**THE TASK**
Examine the records and identify each line that includes the string "chart". Copy those lines.

**RECORDS TO USE**

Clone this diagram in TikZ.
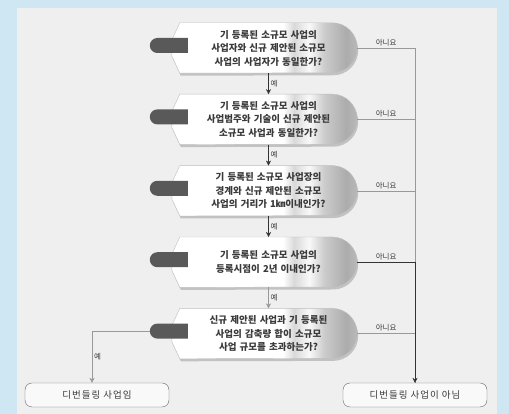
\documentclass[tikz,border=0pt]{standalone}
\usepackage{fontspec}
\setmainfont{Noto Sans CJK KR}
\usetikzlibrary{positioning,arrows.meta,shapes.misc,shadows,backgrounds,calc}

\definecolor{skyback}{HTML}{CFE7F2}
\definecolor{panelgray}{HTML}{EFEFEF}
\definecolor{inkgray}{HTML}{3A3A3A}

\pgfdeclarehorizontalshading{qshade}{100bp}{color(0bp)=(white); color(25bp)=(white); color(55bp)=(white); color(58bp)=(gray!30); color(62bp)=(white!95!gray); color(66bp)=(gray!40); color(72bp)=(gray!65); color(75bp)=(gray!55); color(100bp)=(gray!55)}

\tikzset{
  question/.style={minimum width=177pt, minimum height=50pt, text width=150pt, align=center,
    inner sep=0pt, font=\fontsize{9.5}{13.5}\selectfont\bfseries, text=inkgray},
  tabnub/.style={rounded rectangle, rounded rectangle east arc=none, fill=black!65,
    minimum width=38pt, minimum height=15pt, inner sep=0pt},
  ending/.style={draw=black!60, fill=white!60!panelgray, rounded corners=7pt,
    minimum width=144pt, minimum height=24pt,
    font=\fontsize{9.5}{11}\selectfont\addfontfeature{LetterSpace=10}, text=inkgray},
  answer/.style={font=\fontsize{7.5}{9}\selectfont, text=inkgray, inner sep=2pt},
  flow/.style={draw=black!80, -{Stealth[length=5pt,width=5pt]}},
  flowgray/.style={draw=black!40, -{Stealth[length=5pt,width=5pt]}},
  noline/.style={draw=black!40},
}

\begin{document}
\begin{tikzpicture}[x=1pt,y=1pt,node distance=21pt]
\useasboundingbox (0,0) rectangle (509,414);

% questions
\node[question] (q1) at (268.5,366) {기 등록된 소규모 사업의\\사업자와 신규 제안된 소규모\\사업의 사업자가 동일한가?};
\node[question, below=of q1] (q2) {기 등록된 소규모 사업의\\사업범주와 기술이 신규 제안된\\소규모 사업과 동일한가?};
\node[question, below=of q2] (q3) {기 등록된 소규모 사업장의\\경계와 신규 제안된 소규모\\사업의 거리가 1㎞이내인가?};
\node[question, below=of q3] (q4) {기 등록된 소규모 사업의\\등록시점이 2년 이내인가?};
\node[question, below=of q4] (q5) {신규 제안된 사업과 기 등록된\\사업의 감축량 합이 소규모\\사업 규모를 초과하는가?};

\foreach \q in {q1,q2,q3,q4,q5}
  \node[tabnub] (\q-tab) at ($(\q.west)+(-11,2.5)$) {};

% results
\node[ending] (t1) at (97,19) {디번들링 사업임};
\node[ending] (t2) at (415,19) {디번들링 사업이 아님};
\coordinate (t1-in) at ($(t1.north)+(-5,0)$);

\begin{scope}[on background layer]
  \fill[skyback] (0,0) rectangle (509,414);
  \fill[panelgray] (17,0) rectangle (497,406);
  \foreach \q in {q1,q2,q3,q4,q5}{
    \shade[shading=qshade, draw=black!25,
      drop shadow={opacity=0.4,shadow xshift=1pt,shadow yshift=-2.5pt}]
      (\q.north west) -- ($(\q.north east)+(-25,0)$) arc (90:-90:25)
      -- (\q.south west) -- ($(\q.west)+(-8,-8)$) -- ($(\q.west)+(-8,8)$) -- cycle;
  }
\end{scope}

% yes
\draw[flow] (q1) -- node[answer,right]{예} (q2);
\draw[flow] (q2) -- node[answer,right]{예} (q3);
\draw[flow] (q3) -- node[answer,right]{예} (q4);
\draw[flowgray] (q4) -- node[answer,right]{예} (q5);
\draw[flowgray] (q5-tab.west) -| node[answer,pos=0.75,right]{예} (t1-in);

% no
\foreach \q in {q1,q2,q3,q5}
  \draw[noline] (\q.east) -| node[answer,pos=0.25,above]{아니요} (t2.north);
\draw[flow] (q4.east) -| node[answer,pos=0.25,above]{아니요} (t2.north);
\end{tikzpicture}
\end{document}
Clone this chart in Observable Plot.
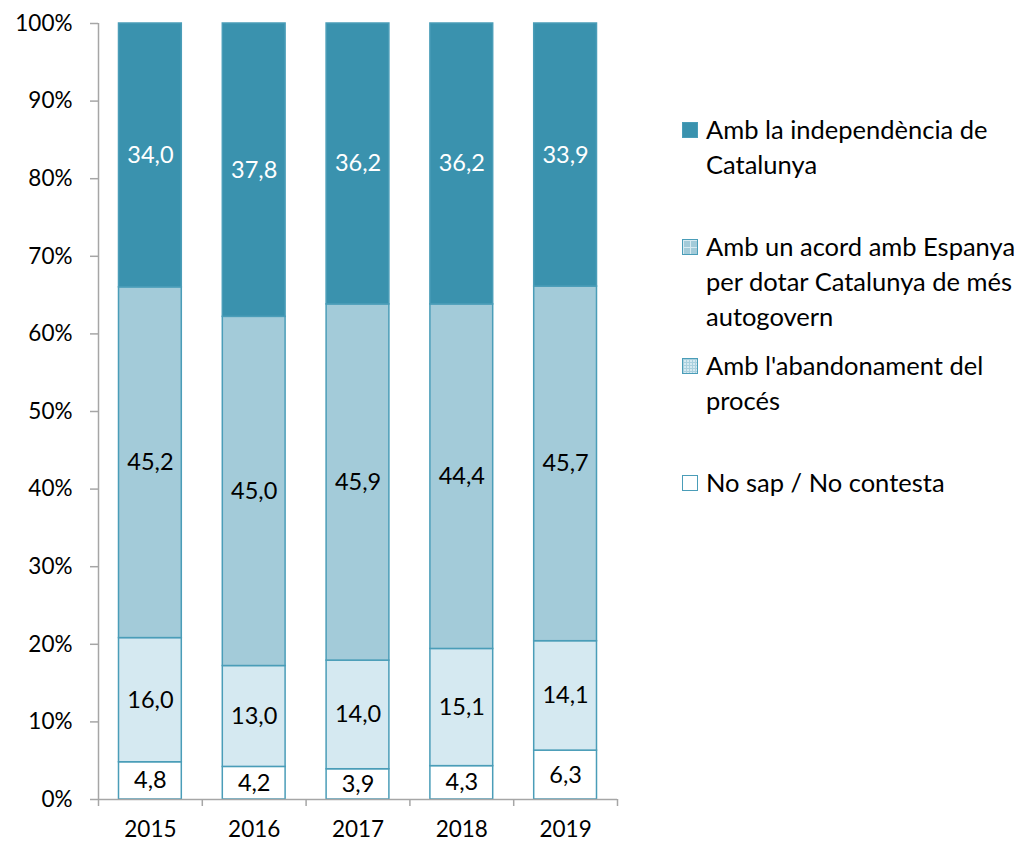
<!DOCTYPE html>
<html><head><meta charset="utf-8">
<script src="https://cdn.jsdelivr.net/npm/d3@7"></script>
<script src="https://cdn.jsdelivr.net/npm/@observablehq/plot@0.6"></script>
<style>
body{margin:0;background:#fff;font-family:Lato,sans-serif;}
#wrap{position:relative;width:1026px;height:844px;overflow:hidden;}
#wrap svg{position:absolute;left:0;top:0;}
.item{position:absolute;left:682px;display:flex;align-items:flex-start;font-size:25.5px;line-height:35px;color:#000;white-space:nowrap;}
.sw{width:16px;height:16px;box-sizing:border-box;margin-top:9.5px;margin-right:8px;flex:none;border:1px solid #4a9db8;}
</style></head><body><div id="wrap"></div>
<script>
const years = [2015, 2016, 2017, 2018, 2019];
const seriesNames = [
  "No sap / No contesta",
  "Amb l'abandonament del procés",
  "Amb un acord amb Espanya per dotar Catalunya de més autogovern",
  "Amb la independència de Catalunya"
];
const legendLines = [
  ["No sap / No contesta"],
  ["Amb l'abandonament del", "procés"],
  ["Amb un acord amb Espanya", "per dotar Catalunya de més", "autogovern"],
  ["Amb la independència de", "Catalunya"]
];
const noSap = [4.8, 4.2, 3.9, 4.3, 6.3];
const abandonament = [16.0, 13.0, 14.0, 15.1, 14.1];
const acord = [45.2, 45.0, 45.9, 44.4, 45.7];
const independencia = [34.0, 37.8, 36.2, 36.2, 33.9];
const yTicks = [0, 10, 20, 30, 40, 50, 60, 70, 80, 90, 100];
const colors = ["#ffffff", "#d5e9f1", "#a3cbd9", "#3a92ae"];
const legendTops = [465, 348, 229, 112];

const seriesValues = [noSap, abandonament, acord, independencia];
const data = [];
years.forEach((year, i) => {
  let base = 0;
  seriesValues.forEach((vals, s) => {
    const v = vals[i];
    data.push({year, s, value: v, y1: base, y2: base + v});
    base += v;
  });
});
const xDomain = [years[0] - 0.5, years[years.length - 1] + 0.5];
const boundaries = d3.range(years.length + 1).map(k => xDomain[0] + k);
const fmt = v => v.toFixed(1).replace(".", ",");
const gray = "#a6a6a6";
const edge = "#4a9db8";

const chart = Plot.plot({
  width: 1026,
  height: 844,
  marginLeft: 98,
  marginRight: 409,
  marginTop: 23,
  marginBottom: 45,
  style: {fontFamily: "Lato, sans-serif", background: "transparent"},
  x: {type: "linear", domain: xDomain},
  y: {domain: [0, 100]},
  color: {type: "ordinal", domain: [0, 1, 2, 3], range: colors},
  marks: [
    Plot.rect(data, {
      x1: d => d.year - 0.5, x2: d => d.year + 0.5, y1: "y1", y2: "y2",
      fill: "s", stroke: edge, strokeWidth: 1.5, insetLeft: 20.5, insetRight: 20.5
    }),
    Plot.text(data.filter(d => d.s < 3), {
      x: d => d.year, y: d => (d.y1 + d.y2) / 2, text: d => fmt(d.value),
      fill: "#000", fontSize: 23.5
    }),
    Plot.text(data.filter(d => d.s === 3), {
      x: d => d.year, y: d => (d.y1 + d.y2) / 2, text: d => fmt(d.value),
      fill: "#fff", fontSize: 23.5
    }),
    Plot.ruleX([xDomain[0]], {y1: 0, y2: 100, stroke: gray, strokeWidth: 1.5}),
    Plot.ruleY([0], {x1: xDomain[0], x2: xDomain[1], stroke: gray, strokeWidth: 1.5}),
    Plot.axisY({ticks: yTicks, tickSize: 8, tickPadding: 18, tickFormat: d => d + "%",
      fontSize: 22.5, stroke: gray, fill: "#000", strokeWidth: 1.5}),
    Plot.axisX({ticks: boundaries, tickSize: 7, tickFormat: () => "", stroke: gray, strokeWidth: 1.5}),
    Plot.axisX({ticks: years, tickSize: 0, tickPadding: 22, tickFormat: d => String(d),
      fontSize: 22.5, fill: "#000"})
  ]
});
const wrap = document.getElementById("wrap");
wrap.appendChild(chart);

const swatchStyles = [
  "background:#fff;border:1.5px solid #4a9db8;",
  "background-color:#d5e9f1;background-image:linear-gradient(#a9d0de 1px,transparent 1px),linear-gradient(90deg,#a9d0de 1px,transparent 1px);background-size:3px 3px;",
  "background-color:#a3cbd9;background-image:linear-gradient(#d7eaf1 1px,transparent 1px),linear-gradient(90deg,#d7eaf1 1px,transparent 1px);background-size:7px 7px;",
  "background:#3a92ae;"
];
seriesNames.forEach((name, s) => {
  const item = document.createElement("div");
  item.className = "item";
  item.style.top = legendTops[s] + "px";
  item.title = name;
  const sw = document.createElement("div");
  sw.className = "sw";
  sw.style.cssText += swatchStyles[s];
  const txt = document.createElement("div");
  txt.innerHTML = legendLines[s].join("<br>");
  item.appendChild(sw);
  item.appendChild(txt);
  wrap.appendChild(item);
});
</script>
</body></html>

**SOLUTION FOR THIS PROBLEM**
Clone this chart in Observable Plot.
const chart = Plot.plot({
wrap.appendChild(chart);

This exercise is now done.